To access the XenApp & XenDesktop session display, click View then XenApp & XenDesktop. This page is divided into 3 areas as well, App Servers and Published App & Desktops for Citrix XenApp environments and Virtual Desktops for XenDesktop environments. You’ll want to navigate to the applicable section for your environment (Published App & Desktop or Virtual Desktops) to troubleshoot further.
These displays include user session data (both past and present), and allow you to track the complete user experience through the environment, from the login at the endpoint, all the way through the environment back to the underlying infrastructure, and present these data points over the course of the session so you can troubleshoot any issue that takes place during a user’s session.
In the case of logon duration and the issue where long logons are occurring for different users at different times of the day, you’ll want to use the search button at the bottom of the page to filter the page to match the time period at hand. Also, depending on the results of the analysis of the Topology view, it may also make sense to filter based on the delivery group name.
Once the page is filtered, you will see the sessions with high logons by sorting the page by the Logon column. Once the page is sorted, you can then use the other columns on the page like Machine Name, Username, Group Name and Start Time to confirm whether or not any patterns can be identified.
After reviewing the main display, click the individual line items to drill into the sessions and go to the Logon Duration tab. As mentioned previously, when reviewing high logon duration issues, it is important to look for patterns. One area that can often stand out are the Citrix Delivery Controller brokering of LESD and PLSD. It can be common for every instance of logon script execution and profile load times to be identical in duration, and is generally where most of the time was consumed, as seen in the examples below.
In this case, the net result of the slow logon issue points directly to the profile load time. In every session that is slow to logon, the profile load and script execution times are identical and the largest contributor to the overall logon duration. It is typical and expected to see both LESD and PLSD times match when the root cause of logon duration slowness is the result of Citrix UPM profiles loading slowly.
Root Cause & Recommendations
In the case demonstrated above, long profile load and logon script execution stand out as the primary consistency with long logons occurring in the environment. When these metrics match, it is indicative of Citrix UPM and is not in and of itself an abnormality. The steps listed below are recommended for tuning the environment to improve logon performance times.
- Review all user profile configurations and ensure that roaming data is minimized. Inherently roaming data requires time to upload and download, resulting in longer logon/logoff times.
- Review CPM configuration and ensure applicable optimizations such as caching, and profile streaming are enabled.
- Review performance of File Servers during the times of long logons, performance issues can cause delays with downloading and uploading profile data, resulting in logon times.

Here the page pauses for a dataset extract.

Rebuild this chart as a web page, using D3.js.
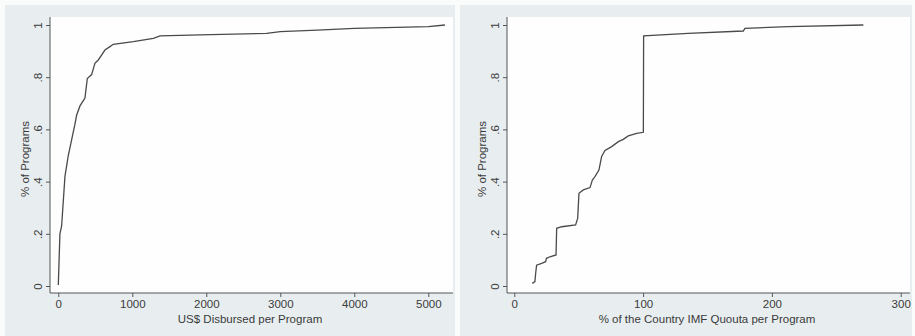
<!DOCTYPE html>
<html>
<head>
<meta charset="utf-8">
<script src="https://cdn.jsdelivr.net/npm/d3@7"></script>
<style>
  body { margin: 0; background: #fafcfc; }
  text { font-family: "Liberation Sans", Arial, sans-serif; fill: #3a3a3a; }
</style>
</head>
<body>
<svg width="915" height="336"></svg>
<script>
// left panel: cumulative share of programs by US$ disbursed
const disbursed = [0, 22, 45, 90, 135, 180, 225, 248, 293, 338, 360, 392, 450, 495, 540, 585, 630, 698, 743,
  1014, 1284, 1374, 1914, 2815, 3000, 3500, 4000, 5000, 5225];
const disbursedShare = [0.004, 0.2, 0.23, 0.42, 0.5, 0.56, 0.62, 0.655, 0.69, 0.71, 0.72, 0.795, 0.81, 0.853, 0.866, 0.885, 0.904, 0.917, 0.926,
  0.936, 0.949, 0.958, 0.962, 0.968, 0.975, 0.98, 0.987, 0.994, 1.0];

// right panel: cumulative share of programs by % of IMF quota
const quota = [14, 16, 16.6, 17.3, 21.2, 24.3, 25, 27.7, 32.4, 32.9, 36.8, 47.6, 49.2, 50.2, 53.6, 58.8, 60.6, 62.6, 65.7,
  67.8, 70.4, 75.6, 80.8, 84.6, 88.5, 95, 100.2, 100.4, 135, 177.8, 179, 212.8, 271];
const quotaShare = [0.01, 0.017, 0.049, 0.08, 0.087, 0.093, 0.106, 0.112, 0.119, 0.221, 0.227, 0.234, 0.259, 0.355, 0.368, 0.377, 0.406, 0.419, 0.444,
  0.496, 0.519, 0.534, 0.553, 0.562, 0.575, 0.585, 0.589, 0.958, 0.968, 0.977, 0.987, 0.994, 1.0];

const leftTicks = [0, 1000, 2000, 3000, 4000, 5000];
const rightTicks = [0, 100, 200, 300];
const yTicks = [0, 0.2, 0.4, 0.6, 0.8, 1];

const svg = d3.select("svg");

const panels = [
  { xs: disbursed, ys: disbursedShare, ticks: leftTicks, domain: [0, 5000], titleX: 250,
    px: 5, pw: 450, left: 50, right: 453, range: [58.3, 428.3], title: "US$ Disbursed per Program" },
  { xs: quota, ys: quotaShare, ticks: rightTicks, domain: [0, 300], titleX: 707,
    px: 460, pw: 452, left: 507, right: 910, range: [514.3, 900.7], title: "% of the Country IMF Quouta per Program" }
];

const plotTop = 17, plotBottom = 293;
const y = d3.scaleLinear().domain([0, 1]).range([286, 25]);
const yFmt = d => d === 0 ? "0" : d === 1 ? "1" : String(d).replace(/^0/, "");

panels.forEach(p => {
  const x = d3.scaleLinear().domain(p.domain).range(p.range);
  const g = svg.append("g");

  g.append("rect").attr("x", p.px).attr("y", 5).attr("width", p.pw).attr("height", 331)
    .attr("fill", "#e8eef0");
  g.append("rect").attr("x", p.left).attr("y", plotTop).attr("width", p.right - p.left).attr("height", plotBottom - plotTop)
    .attr("fill", "#fefefe");

  // x axis
  const xa = g.append("g").attr("transform", `translate(0,${plotBottom})`)
    .call(d3.axisBottom(x).tickValues(p.ticks).tickFormat(d3.format("d")).tickSize(4).tickPadding(3));
  xa.select(".domain").remove();
  xa.selectAll("line").attr("stroke", "#555");
  xa.selectAll("text").style("font-size", "11.5px").attr("fill", "#3a3a3a");
  g.append("line").attr("x1", p.left).attr("x2", p.right).attr("y1", plotBottom).attr("y2", plotBottom)
    .attr("stroke", "#555").attr("stroke-width", 1);

  // y axis, Stata-style vertical tick labels
  const ya = g.append("g").attr("transform", `translate(${p.left},0)`)
    .call(d3.axisLeft(y).tickValues(yTicks).tickFormat(yFmt).tickSize(4));
  ya.select(".domain").remove();
  ya.selectAll("line").attr("stroke", "#555");
  ya.selectAll("text")
    .style("font-size", "11.5px").attr("fill", "#3a3a3a")
    .attr("x", 0).attr("y", 0).attr("dy", 0)
    .attr("text-anchor", "middle")
    .attr("transform", "translate(-8,0) rotate(-90)");
  g.append("line").attr("x1", p.left).attr("x2", p.left).attr("y1", plotTop).attr("y2", plotBottom)
    .attr("stroke", "#555").attr("stroke-width", 1);

  // titles
  g.append("text").attr("x", p.titleX).attr("y", 323)
    .attr("text-anchor", "middle").style("font-size", "11.5px").text(p.title);
  g.append("text").attr("transform", `translate(${p.left - 21},${(plotTop + plotBottom) / 2 + 4}) rotate(-90)`)
    .attr("text-anchor", "middle").style("font-size", "11.5px").text("% of Programs");

  // cumulative curve
  const pts = p.xs.map((v, i) => [v, p.ys[i]]);
  g.append("path").datum(pts)
    .attr("fill", "none").attr("stroke", "#4a4a4a").attr("stroke-width", 1.3)
    .attr("d", d3.line().x(d => x(d[0])).y(d => y(d[1])));
});
</script>
</body>
</html>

- Review the performance of domain controllers and delivery controllers during the times of long logons. As with file servers, delays in processing profile and policy data can also result in long logons.
- Analyze and identify if there are resource constraints on the VDI for sessions with long logons. Many of the problematic logons observed during the assessment had either high memory consumption, high CPU consumption or both on the virtual desktop machines the users were logging on to. High resource constraints at the VDI level also would contribute to long login times.
Based on the configuration complexity of user profiles and policies combined with the possible resource constraints it is likely that the slow profile processing in the environment is manifesting from a combination of several different variables. Following the recommendations above should help to pinpoint areas that tuning can occur and should produce positive improvements with logon duration.